> **GIVEN PROBLEM**: Repeat the material below word for word and leave out all pictures.

+ + + + + + +

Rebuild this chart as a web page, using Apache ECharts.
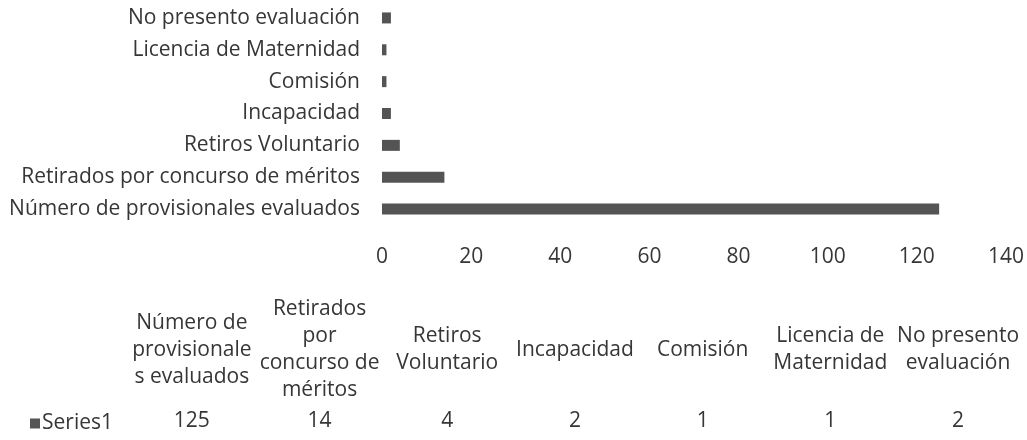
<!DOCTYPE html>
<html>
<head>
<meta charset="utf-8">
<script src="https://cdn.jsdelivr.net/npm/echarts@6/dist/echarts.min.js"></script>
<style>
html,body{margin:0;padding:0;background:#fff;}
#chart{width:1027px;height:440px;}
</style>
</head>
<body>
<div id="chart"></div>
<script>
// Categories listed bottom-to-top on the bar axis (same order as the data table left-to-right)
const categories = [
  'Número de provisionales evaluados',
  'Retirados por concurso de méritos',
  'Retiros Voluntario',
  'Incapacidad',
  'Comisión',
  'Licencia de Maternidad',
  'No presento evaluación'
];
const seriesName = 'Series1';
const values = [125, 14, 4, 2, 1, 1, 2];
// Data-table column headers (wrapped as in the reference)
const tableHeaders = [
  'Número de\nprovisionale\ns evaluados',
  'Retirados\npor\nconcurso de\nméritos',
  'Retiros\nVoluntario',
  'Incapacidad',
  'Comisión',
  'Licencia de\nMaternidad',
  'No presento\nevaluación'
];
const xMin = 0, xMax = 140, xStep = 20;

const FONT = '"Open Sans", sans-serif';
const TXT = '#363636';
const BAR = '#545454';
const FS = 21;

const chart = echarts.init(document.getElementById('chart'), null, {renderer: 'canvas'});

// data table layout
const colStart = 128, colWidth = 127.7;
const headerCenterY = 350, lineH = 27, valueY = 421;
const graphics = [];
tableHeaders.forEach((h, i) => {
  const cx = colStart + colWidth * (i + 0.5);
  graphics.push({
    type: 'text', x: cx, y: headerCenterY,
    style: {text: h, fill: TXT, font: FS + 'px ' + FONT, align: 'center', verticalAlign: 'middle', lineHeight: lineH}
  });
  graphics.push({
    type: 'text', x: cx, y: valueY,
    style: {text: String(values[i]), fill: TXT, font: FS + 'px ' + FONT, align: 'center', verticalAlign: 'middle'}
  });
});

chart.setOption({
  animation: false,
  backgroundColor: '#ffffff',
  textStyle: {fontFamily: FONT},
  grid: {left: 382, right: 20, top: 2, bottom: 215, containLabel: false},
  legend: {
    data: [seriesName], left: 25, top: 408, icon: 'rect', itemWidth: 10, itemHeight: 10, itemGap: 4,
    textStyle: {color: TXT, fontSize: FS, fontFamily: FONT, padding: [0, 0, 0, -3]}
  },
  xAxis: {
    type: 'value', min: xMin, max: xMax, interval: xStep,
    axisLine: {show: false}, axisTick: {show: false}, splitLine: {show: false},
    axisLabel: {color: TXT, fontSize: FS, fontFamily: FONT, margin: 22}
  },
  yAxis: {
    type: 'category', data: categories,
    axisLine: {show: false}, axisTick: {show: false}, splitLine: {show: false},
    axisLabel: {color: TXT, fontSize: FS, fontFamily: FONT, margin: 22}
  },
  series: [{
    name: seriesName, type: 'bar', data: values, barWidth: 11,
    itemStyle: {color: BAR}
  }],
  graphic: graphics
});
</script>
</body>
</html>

+ + + + + + +

> **OUTPUT FOR THIS EXERCISE**:
Rebuild this chart as a web page, using Apache ECharts.
<!DOCTYPE html>
<html>
<head>
<meta charset="utf-8">
<script src="https://cdn.jsdelivr.net/npm/echarts@6/dist/echarts.min.js"></script>
<style>
html,body{margin:0;padding:0;background:#fff;}
#chart{width:1027px;height:440px;}
</style>
</head>
<body>
<div id="chart"></div>
<script>
// Categories listed bottom-to-top on the bar axis (same order as the data table left-to-right)
const categories = [
  'Número de provisionales evaluados',
  'Retirados por concurso de méritos',
  'Retiros Voluntario',
  'Incapacidad',
  'Comisión',
  'Licencia de Maternidad',
  'No presento evaluación'
];
const seriesName = 'Series1';
const values = [125, 14, 4, 2, 1, 1, 2];
// Data-table column headers (wrapped as in the reference)
const tableHeaders = [
  'Número de\nprovisionale\ns evaluados',
  'Retirados\npor\nconcurso de\nméritos',
  'Retiros\nVoluntario',
  'Incapacidad',
  'Comisión',
  'Licencia de\nMaternidad',
  'No presento\nevaluación'
];
const xMin = 0, xMax = 140, xStep = 20;

const FONT = '"Open Sans", sans-serif';
const TXT = '#363636';
const BAR = '#545454';
const FS = 21;

const chart = echarts.init(document.getElementById('chart'), null, {renderer: 'canvas'});

// data table layout
const colStart = 128, colWidth = 127.7;
const headerCenterY = 350, lineH = 27, valueY = 421;
const graphics = [];
tableHeaders.forEach((h, i) => {
  const cx = colStart + colWidth * (i + 0.5);
  graphics.push({
    type: 'text', x: cx, y: headerCenterY,
    style: {text: h, fill: TXT, font: FS + 'px ' + FONT, align: 'center', verticalAlign: 'middle', lineHeight: lineH}
  });
  graphics.push({
    type: 'text', x: cx, y: valueY,
    style: {text: String(values[i]), fill: TXT, font: FS + 'px ' + FONT, align: 'center', verticalAlign: 'middle'}
  });
});

chart.setOption({
  animation: false,
  backgroundColor: '#ffffff',
  textStyle: {fontFamily: FONT},
  grid: {left: 382, right: 20, top: 2, bottom: 215, containLabel: false},
  legend: {
    data: [seriesName], left: 25, top: 408, icon: 'rect', itemWidth: 10, itemHeight: 10, itemGap: 4,
    textStyle: {color: TXT, fontSize: FS, fontFamily: FONT, padding: [0, 0, 0, -3]}
  },
  xAxis: {
    type: 'value', min: xMin, max: xMax, interval: xStep,
    axisLine: {show: false}, axisTick: {show: false}, splitLine: {show: false},
    axisLabel: {color: TXT, fontSize: FS, fontFamily: FONT, margin: 22}
  },
  yAxis: {
    type: 'category', data: categories,
    axisLine: {show: false}, axisTick: {show: false}, splitLine: {show: false},
    axisLabel: {color: TXT, fontSize: FS, fontFamily: FONT, margin: 22}
  },
  series: [{
    name: seriesName, type: 'bar', data: values, barWidth: 11,
    itemStyle: {color: BAR}
  }],
  graphic: graphics
});
</script>
</body>
</html>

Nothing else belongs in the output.